I write all of this partially in the dark, of course. I have some logical recognition of what is going on and I have borrowed some words from sociology and made up my own concepts to describe rules and processes that are largely unspoken. That is, in fact, part of the problem for all of us. If we don't have the language to describe social rules and processes, then we can't really know when these rules and processes are, in fact, detrimental to us. As I have observed neurotypical behaviours and relationships, it has become clear to me that the unspoken rules and processes are, in fact, not only detrimental to autistic people but also to neurotypicals.
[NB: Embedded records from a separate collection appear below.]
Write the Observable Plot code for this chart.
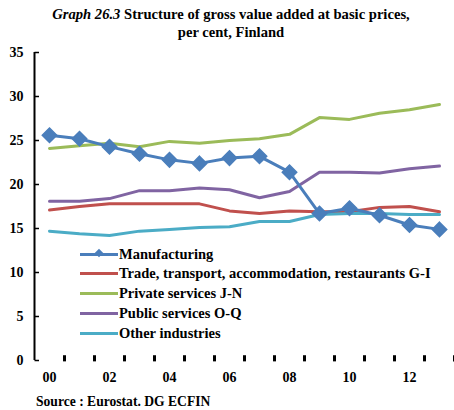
<!DOCTYPE html>
<html><head><meta charset="utf-8">
<script src="https://cdn.jsdelivr.net/npm/d3@7"></script>
<script src="https://cdn.jsdelivr.net/npm/@observablehq/plot@0.6"></script>
<style>
body{margin:0;background:#fff;font-family:"Liberation Serif","DejaVu Serif",serif;}
#wrap{position:relative;width:454px;height:410px;overflow:hidden;background:#fff;}
#title{position:absolute;top:5px;left:0;width:462px;text-align:center;font-weight:bold;font-size:14.6px;line-height:18px;color:#000;}
#chart{position:absolute;top:42px;left:0;}
#source{position:absolute;top:394px;left:36px;font-weight:bold;font-size:13.6px;line-height:16px;}
.row{position:absolute;left:80px;height:18px;display:flex;align-items:center;font-weight:bold;font-size:14.5px;white-space:nowrap;}
.sw{position:relative;width:38px;height:3px;margin-right:1px;}
.dm{position:absolute;left:16px;top:-2.5px;width:6px;height:6px;transform:rotate(45deg);}
</style>
</head><body>
<div id="wrap">
  <div id="title"><i>Graph 26.3</i> Structure of gross value added at basic prices,<br>per cent, Finland</div>
  <div id="chart"></div>
  <div id="legend"></div>
  <div id="source">Source : Eurostat. DG ECFIN</div>
</div>
<script>
const years = [2000,2001,2002,2003,2004,2005,2006,2007,2008,2009,2010,2011,2012,2013];
const manufacturing = [25.6,25.2,24.3,23.5,22.8,22.4,23.0,23.2,21.4,16.7,17.3,16.5,15.4,14.9];
const trade         = [17.1,17.5,17.8,17.8,17.8,17.8,17.0,16.7,17.0,16.9,16.9,17.4,17.5,16.9];
const privateServ   = [24.1,24.4,24.7,24.3,24.9,24.7,25.0,25.2,25.7,27.6,27.4,28.1,28.5,29.1];
const publicServ    = [18.1,18.1,18.4,19.3,19.3,19.6,19.4,18.5,19.2,21.4,21.4,21.3,21.8,22.1];
const other         = [14.7,14.4,14.2,14.7,14.9,15.1,15.2,15.8,15.8,16.6,16.7,16.7,16.6,16.6];

const seriesNames = ["Manufacturing","Trade, transport, accommodation, restaurants G-I","Private services J-N","Public services O-Q","Other industries"];
const seriesValues = [manufacturing, trade, privateServ, publicServ, other];
const seriesColors = ["#4a7ebb","#c0504d","#9bbb59","#8064a2","#4bacc6"];
const yTicks = [0,5,10,15,20,25,30,35];
const xLabelYears = [2000,2002,2004,2006,2008,2010,2012];
const xTickLabel = y => String(y).slice(2);

const rows = [];
seriesNames.forEach((name, i) => years.forEach((yr, j) => rows.push({series: name, year: yr, value: seriesValues[i][j], color: seriesColors[i]})));
const boundaries = [years[0] - 0.5, ...years.map(y => y + 0.5)];

const drawOrder = [1,2,3,4,0];
const lineMarks = drawOrder.map(i => Plot.lineY(rows.filter(r => r.series === seriesNames[i]), {x: "year", y: "value", stroke: seriesColors[i], strokeWidth: 3, curve: "linear"}));

const chart = Plot.plot({
  width: 454, height: 350,
  marginTop: 10, marginBottom: 32, marginLeft: 34, marginRight: 0,
  style: {fontFamily: "'Liberation Serif', serif", fontSize: "14px", fontWeight: "bold", background: "white"},
  x: {type: "linear", domain: [years[0] - 0.5, years[years.length - 1] + 0.5]},
  y: {domain: [0, 35]},
  marks: [
    Plot.axisY(yTicks, {tickSize: 0, tickPadding: 11, label: null, fill: "#000"}),
    Plot.axisX(xLabelYears, {tickSize: 0, tickPadding: 12, tickFormat: xTickLabel, label: null, fill: "#000"}),
    Plot.link(boundaries.slice(1), {x1: d => d, x2: d => d, y1: () => -0.1, y2: () => 0.6, stroke: "#000", strokeWidth: 3}),
    ...lineMarks,
    Plot.dot(rows.filter(r => r.series === seriesNames[0]), {x: "year", y: "value", symbol: "diamond2", r: 6.5, fill: seriesColors[0], stroke: seriesColors[0]}),
    Plot.ruleX([boundaries[0]], {y1: 0, y2: 35, stroke: "#000", strokeWidth: 2}),
    Plot.link(yTicks, {x1: () => boundaries[0], x2: () => boundaries[0] + 0.15, y1: d => d, y2: d => d, stroke: "#000", strokeWidth: 1.5})
  ]
});
document.getElementById("chart").appendChild(chart);

const legend = document.getElementById("legend");
const legendTops = [245, 264, 284, 304, 324];
seriesNames.forEach((name, i) => {
  const row = document.createElement("div");
  row.className = "row";
  row.style.top = legendTops[i] + "px";
  const sw = document.createElement("span");
  sw.className = "sw";
  sw.style.background = seriesColors[i];
  if (i === 0) {
    const dm = document.createElement("span");
    dm.className = "dm";
    dm.style.background = seriesColors[i];
    sw.appendChild(dm);
  }
  row.appendChild(sw);
  const t = document.createElement("span");
  t.textContent = name;
  row.appendChild(t);
  legend.appendChild(row);
});
</script>
</body></html>
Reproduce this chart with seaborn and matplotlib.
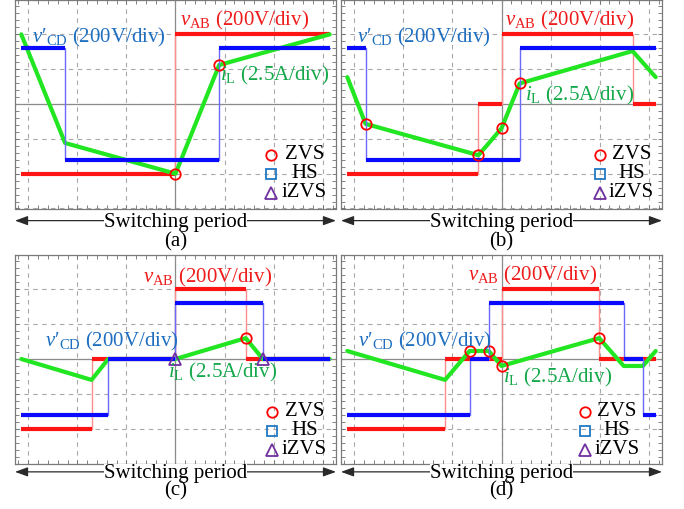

While neurotypicals are capable of engaging with the rules and processes effectively, they fail to realize how these rules and processes shape their behaviours and cause all sorts of dysfunctional behaviours and relationship outcomes. All dysfunctional behaviours in society can ultimately be traced back to our social interactions, which shape our behaviours. The unspoken rules are processes that generate the dysfunctional social behaviours that we perceive. Our perception of these behaviours may be tied to specific individuals, since we cannot see, hear, or touch rules and processes, but these individual behaviours are, in fact, shaped by the unspoken social rules and processes. Therefore, making these rules and processes more explicit in our language is the first step to addressing dysfunctional social behaviours by ultimately changing unhelpful rules and processes.


Why do we need these particular rules and processes? We need to question whether they are helpful or detrimental to us. There are also contradictions in the social rules. For example, communication is perceived as important in relationships, and yet a lot of that communication is required by the unspoken social rules to be unspoken and implied, leading to miscommunication and misunderstanding even amongst neurotypicals. It makes no sense. These social rules and processes are not serving any of us and are excluding autistic people by default. Until these social norms are widely exposed as unhelpful and discriminatory and until we finally change these unhelpful social norms, I see no way that autistic people can hope to be truly included in society.